All Hallows Eve: A Brief History Lesson

Oh how I love Halloween. Free candy, all night parties (okay, they’re not exactly my cup of tea, but there’s no denying that the people who attend them are having fun judging by my neighbours) and an excuse to become someone or something else for a night. It also displays an interesting aspect of human behavior; why do people participate in these kinds of traditions, and where do they come from in the first place? Unless someone just decided one day that they were going to throw a white sheet over themselves and go to everyone’s door to see if they could score some free goods, then there’s probably a deeper reason that’s a little more rational that explains this rapidly spreading phenomenon.

I’m not much of a history buff, but I have encountered different versions of the earlier practices of All Hallows Eve, and most of those stories share certain commonalities. The historical practices were based around the idea that on October 31st of every year, the spirits of the dead were able to come into the world of the living, and we all know that that’s never a good thing if Supernatural has taught us anything. To prevent those spirits from wreaking havoc, the people would disguise themselves in costumes in the hopes that the spirits would be fooled into thinking that they were also spirits, and therefore would not cause them any harm. The candy likely came from a similar tactic, a means to appease the spirits by giving them offerings.
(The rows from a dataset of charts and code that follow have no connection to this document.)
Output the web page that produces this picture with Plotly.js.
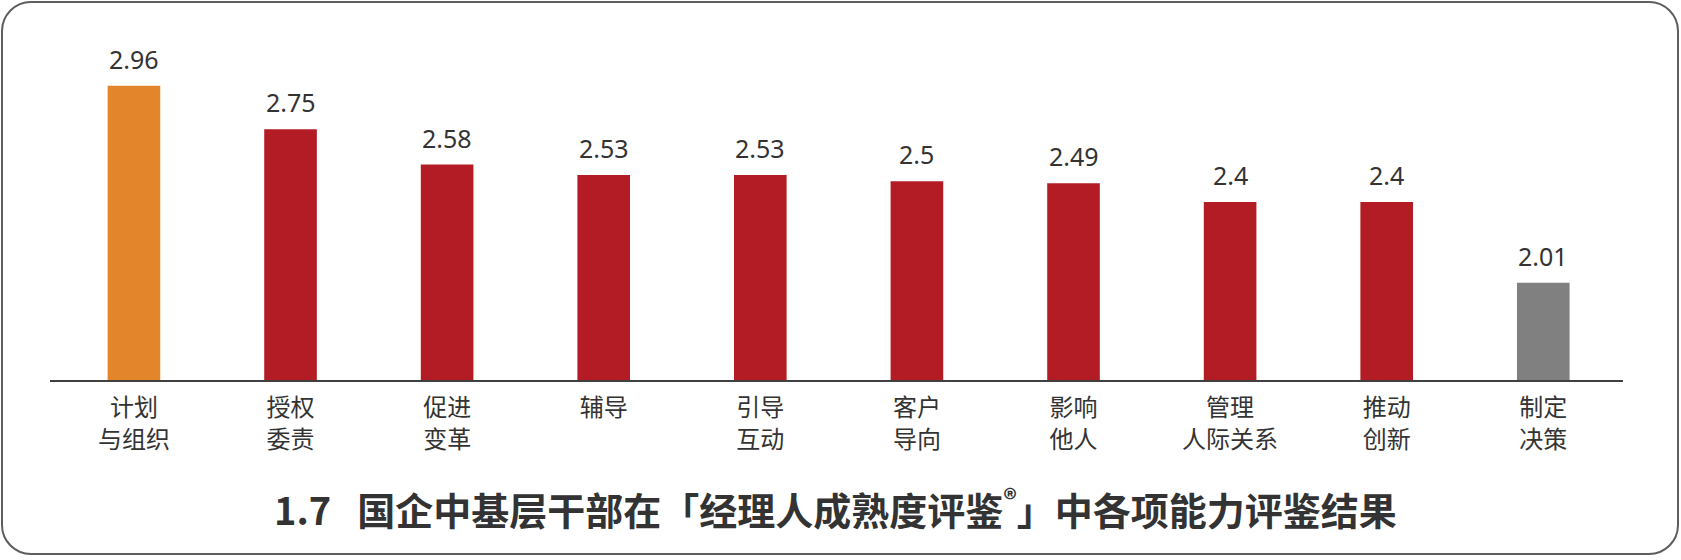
<!DOCTYPE html>
<html>
<head>
<meta charset="utf-8">
<script src="https://cdn.plot.ly/plotly-3.0.1.min.js"></script>
<style>
  body { margin: 0; background: #fff; }
  #wrap { position: relative; width: 1681px; height: 560px; }
  #frame {
    position: absolute; left: 1px; top: 1px; width: 1674px; height: 550px;
    border: 2.5px solid #5e5e5e; border-radius: 30px; pointer-events: none;
  }
  #chart { position: absolute; left: 0; top: 0; width: 1681px; height: 560px; }
</style>
</head>
<body>
<div id="wrap">
  <div id="chart"></div>
  <div id="frame"></div>
</div>
<script>
'use strict'

// Categories and scores
const categories = ['计划<br>与组织', '授权<br>委责', '促进<br>变革', '辅导', '引导<br>互动',
                    '客户<br>导向', '影响<br>他人', '管理<br>人际关系', '推动<br>创新', '制定<br>决策'];
const scores = [2.96, 2.75, 2.58, 2.53, 2.53, 2.5, 2.49, 2.4, 2.4, 2.01];

// Top score in orange, lowest in grey, the rest in red
const barColors = ['#e3852a', '#b31c24', '#b31c24', '#b31c24', '#b31c24',
                   '#b31c24', '#b31c24', '#b31c24', '#b31c24', '#808080'];

const textFont = "'Noto Sans', 'Noto Sans CJK SC', sans-serif";

let bars = {
    x: categories,
    y: scores,
    type: 'bar',
    width: 0.336,
    marker: { color: barColors, line: { width: 0 } },
    hoverinfo: 'skip'
}

// Value labels sitting above each bar
let valueLabels = categories.map((c, i) => ({
    x: c,
    y: scores[i],
    text: String(scores[i]),
    showarrow: false,
    yanchor: 'bottom',
    yshift: 8,
    font: { family: textFont, size: 25, color: '#333333' }
}));

const layout = {
    width: 1681,
    height: 560,
    margin: { l: 50, r: 58, t: 30, b: 180 },
    paper_bgcolor: '#00000000',
    plot_bgcolor: '#00000000',
    showlegend: false,
    title: {
        text: '1.7\u00a0\u00a0\u00a0国企中基层干部在「经理人成熟度评鉴<sup>®</sup>」中各项能力评鉴结果',
        font: { family: "'Noto Sans CJK SC', sans-serif", size: 38, color: '#333333', weight: 'bold' },
        x: 0.497,
        xanchor: 'center',
        xref: 'container',
        y: 0.086,
        yanchor: 'middle',
        yref: 'container'
    },
    xaxis: {
        type: 'category',
        range: [-0.536, 9.509],
        fixedrange: true,
        showgrid: false,
        showline: true,
        linecolor: '#404040',
        linewidth: 1.5,
        ticks: '',
        ticklabelstandoff: 6,
        tickfont: { family: textFont, size: 24, color: '#333333' }
    },
    yaxis: {
        range: [1.542, 3.228],
        fixedrange: true,
        visible: false,
        showgrid: false,
        zeroline: false
    },
    annotations: valueLabels
}

const config = { displayModeBar: false, staticPlot: true }

Plotly.newPlot('chart', [bars], layout, config);
</script>
</body>
</html>
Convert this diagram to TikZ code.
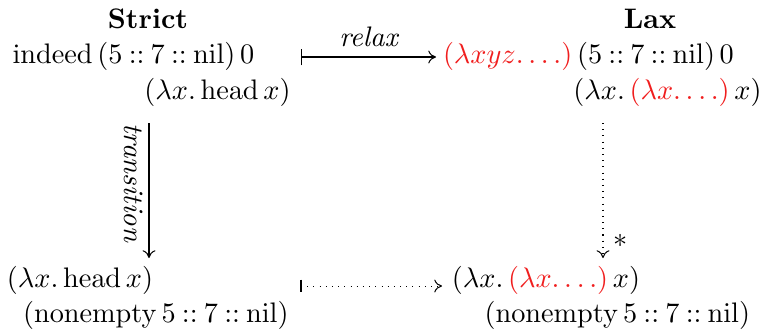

It’s an ancient tradition, and the thing with the older traditions is that in our modern society, their purpose becomes distorted, and all that’s left is a celebratory occasion where lots of money is spent on costumes, candy and the dental treatments later on when they end up with mouths full of cavities. It’s still one of my favorite times of the year. What I find the most interesting is how traditions spread from one country to another, even if the cultures are entirely different. For instance, there are still countries who have no idea what Halloween is, and yet ever since the Halloween practices were adopted like countries such as Canada and the US, more and more countries began to participate in similar activities. I figure it’s mostly because they think it looks like fun, even if they have no idea what the actual purpose of the occasion is. And who can blame them? Halloween is fun no matter what age you are!

So when you go out tomorrow night, dressed up as a buffed up Batman or a box of Nerds -Batman is cool, and I just like nerds, in case you needed an explanation for the strange examples – try to keep in mind that what you’re wearing, and what ends up in your basket, could be potentially saving you from a terrible haunting. As I will be dressed up as River from Firefly, I think I’ll be pretty safe.